==== Stored data ====
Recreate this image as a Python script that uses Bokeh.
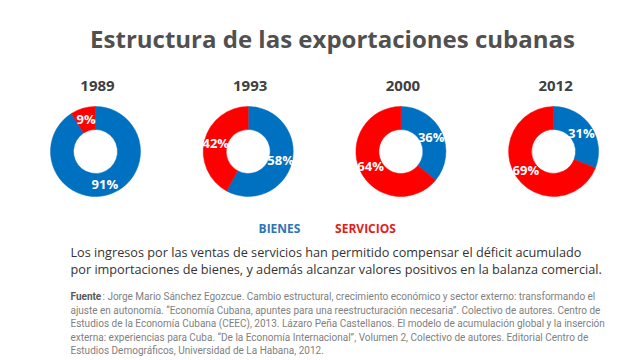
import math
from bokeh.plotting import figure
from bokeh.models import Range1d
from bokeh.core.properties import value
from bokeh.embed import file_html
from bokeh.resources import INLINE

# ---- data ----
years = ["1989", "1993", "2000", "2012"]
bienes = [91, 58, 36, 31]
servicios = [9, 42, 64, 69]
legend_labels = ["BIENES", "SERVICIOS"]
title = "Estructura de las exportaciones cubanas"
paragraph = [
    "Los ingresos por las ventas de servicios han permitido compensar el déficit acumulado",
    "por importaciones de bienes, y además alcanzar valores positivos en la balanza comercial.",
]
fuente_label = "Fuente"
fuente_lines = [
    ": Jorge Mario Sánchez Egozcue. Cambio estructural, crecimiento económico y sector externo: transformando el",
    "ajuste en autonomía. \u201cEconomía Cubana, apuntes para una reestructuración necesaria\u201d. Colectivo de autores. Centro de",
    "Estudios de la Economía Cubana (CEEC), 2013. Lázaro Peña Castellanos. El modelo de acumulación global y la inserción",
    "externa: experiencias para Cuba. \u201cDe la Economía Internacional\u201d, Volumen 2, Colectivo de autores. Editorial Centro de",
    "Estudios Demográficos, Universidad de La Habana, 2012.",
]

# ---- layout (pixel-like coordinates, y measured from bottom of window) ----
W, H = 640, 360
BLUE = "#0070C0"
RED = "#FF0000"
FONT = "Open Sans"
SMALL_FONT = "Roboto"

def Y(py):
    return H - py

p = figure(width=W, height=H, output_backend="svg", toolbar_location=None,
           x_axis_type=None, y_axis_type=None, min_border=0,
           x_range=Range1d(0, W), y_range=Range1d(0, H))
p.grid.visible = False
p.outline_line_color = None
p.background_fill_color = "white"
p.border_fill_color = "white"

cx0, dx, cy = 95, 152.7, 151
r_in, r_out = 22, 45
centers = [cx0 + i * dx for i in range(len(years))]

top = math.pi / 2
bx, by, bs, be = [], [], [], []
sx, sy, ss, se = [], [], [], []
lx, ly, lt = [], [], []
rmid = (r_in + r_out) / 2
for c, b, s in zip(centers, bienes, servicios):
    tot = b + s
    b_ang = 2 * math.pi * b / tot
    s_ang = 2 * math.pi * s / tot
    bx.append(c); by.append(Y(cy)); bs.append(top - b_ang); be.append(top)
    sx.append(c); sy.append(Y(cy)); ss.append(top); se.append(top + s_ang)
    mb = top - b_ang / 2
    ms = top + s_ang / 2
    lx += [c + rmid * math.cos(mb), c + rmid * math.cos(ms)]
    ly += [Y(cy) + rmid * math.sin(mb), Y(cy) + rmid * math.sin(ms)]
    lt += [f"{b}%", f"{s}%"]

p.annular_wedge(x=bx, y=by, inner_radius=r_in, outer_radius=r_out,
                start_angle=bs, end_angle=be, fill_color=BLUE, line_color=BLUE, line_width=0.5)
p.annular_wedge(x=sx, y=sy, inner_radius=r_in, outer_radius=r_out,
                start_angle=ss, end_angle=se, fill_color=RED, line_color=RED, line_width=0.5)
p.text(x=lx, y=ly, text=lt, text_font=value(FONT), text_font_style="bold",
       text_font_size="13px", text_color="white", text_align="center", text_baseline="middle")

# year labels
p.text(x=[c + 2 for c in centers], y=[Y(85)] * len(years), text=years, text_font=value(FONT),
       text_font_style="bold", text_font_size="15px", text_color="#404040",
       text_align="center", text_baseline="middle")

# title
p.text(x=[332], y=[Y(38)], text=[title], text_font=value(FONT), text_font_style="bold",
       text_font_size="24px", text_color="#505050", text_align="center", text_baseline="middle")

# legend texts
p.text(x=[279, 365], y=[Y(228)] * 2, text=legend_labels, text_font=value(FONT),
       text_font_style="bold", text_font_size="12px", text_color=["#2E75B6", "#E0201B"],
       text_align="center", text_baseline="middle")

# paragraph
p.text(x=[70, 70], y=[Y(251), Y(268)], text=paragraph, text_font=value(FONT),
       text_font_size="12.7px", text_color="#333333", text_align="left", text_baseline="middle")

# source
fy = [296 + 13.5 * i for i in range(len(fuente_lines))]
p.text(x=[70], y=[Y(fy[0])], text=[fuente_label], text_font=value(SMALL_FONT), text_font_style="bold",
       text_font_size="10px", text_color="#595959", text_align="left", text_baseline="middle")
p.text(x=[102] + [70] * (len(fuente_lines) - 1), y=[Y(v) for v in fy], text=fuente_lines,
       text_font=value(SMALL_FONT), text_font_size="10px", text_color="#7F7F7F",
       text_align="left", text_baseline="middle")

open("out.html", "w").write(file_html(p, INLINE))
====
__What you should do__:
Repeat, with no pictures, each line from the beginning of the data through the line containing "centers = [cx0", inclusive.

__Finished task__:
Recreate this image as a Python script that uses Bokeh.
import math
from bokeh.plotting import figure
from bokeh.models import Range1d
from bokeh.core.properties import value
from bokeh.embed import file_html
from bokeh.resources import INLINE

# ---- data ----
years = ["1989", "1993", "2000", "2012"]
bienes = [91, 58, 36, 31]
servicios = [9, 42, 64, 69]
legend_labels = ["BIENES", "SERVICIOS"]
title = "Estructura de las exportaciones cubanas"
paragraph = [
    "Los ingresos por las ventas de servicios han permitido compensar el déficit acumulado",
    "por importaciones de bienes, y además alcanzar valores positivos en la balanza comercial.",
]
fuente_label = "Fuente"
fuente_lines = [
    ": Jorge Mario Sánchez Egozcue. Cambio estructural, crecimiento económico y sector externo: transformando el",
    "ajuste en autonomía. \u201cEconomía Cubana, apuntes para una reestructuración necesaria\u201d. Colectivo de autores. Centro de",
    "Estudios de la Economía Cubana (CEEC), 2013. Lázaro Peña Castellanos. El modelo de acumulación global y la inserción",
    "externa: experiencias para Cuba. \u201cDe la Economía Internacional\u201d, Volumen 2, Colectivo de autores. Editorial Centro de",
    "Estudios Demográficos, Universidad de La Habana, 2012.",
]

# ---- layout (pixel-like coordinates, y measured from bottom of window) ----
W, H = 640, 360
BLUE = "#0070C0"
RED = "#FF0000"
FONT = "Open Sans"
SMALL_FONT = "Roboto"

def Y(py):
    return H - py

p = figure(width=W, height=H, output_backend="svg", toolbar_location=None,
           x_axis_type=None, y_axis_type=None, min_border=0,
           x_range=Range1d(0, W), y_range=Range1d(0, H))
p.grid.visible = False
p.outline_line_color = None
p.background_fill_color = "white"
p.border_fill_color = "white"

cx0, dx, cy = 95, 152.7, 151
r_in, r_out = 22, 45
centers = [cx0 + i * dx for i in range(len(years))]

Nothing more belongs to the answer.